Last November, this community sent the clearest message imaginable when it ousted seven of the ten aldermen. Yet when it comes to the School Board, an entity in charge of an equally large budget (in other words, an equally large portion of our tax dollars), we sit on our fists and accept the mediocre governing of people who basically follow the status quo.
I personally attended a regular school board meeting a little over a month ago, where Board members Hester and Lowe were visibly and vocally upset with Supervisor Blanche and President Hollenbeck over an agenda item that had been “railroaded” onto the agenda at the eleventh hour.
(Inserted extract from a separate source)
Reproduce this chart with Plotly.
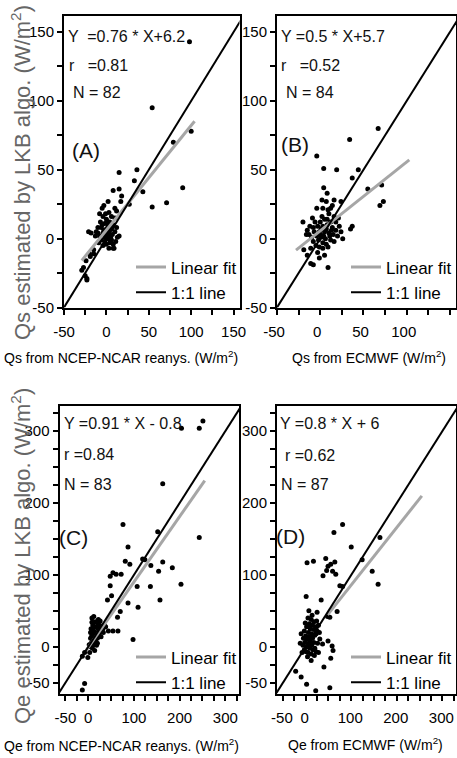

The item concerned approximately $300,000 for the purchase of computers for the schools, but Hester and Lowe had no prior information upon which to evaluate the requisition because it had been placed on the agenda at the last minute, so to speak. Yet they were being asked to vote yes for it that very evening. Both Hester and Lowe made heated little speeches over their indignation of such practices. The prudent thing would have been to table it until they could get more information. And neither Blanche or Hollenbeck responded to their concerns. To Lowe’s credit, she had the integrity to vote no, unlike Hester, who voted yes even as he complained about the process. How bad is it when an elected official actually stands up with a passionate opposition to some business, has the guts to pontificate about its underhandedness, but then goes right ahead and votes in favor of it anyway? The School Board elections will take place on Tuesday, September 12, 2000. Take the opportunity to at least make a statement. Write in your choice rather than voting for the ballot of the status quo. But even if you vote for the status quo, at least VOTE!!!
The City Council has the right to appeal the court’s decision and should do so on the merits of historic preservation alone. Beyond that, however, to let this decision stand is abdication of their responsibility to protect the City’s municipal authority governing zoning. If our ordinances don’t have teeth, then what? The ordinance was basically set aside in favor of a “compromise resolution,” and that was the HPC’s real mistake. They should have stuck to their guns and demanded that the DSD show financial hardship because it was the only term by which that previous council could have granted an appeal. I do believe that the compromise agreement would have been a worthwhile document if “good faith” had been present, but it was a faulty document where “good faith” was absent. And absent it was in this case. So call me sour grapes, but we had all better pucker up if we allow this kind of behavior to continue.